# Tank for angelfish



## gb2002 (Mar 8, 2011)

I am considering purchasing a bigger tank so i could get some angelfish. I have been looking at a 36 or a 46 bowfront tank. I was wondering how many angelfish could live in a tank that size. I currently have a 20 gallon high aquarium and i read that you couldn't keep them in under 30 gallons.
For an edit i would like to add that I am also looking at a 40 and 50 gallon rectangle tank, but i kinda think the bowfront is neat, but rectangle is cheaper, which would be better for angelfish? Rectangle or bowfront?


----------



## WhiteGloveAquatics (Sep 3, 2009)

2 in the 36 MAYBE 3 in the 46.


----------



## jrman83 (Jul 9, 2010)

Why not a 55 rectangle? Bowfront throw cost up. The stand is special, lighting can be different, etc.. Cool tanks though.


----------



## swampcat874 (Dec 12, 2010)

55 gallon min, 75 really nice, Not familiar with Bow Tank sizes , but if they come in large capacity , and you have no need for special lighting, why not if you like them.

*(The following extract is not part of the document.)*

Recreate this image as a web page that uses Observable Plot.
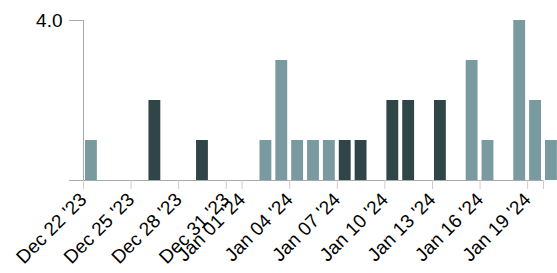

Angels do well in deep tanks as well.


----------



## ReStart (Jan 3, 2011)

We seldom see fully grown, healthy Angels in the store. They are BIG. That's why the recommendation is only 2-4 fish in the mid-sized tanks. (40G-60G) They have individual personalities as well. I had three, two were peaceful as pups, one was a killer. The two were a breeding pair and after being placed in 120G, they spawned and spawned and spawned. Hundreds and hundreds of offspring. The guy I gave them to had more than he knew what to do with.


----------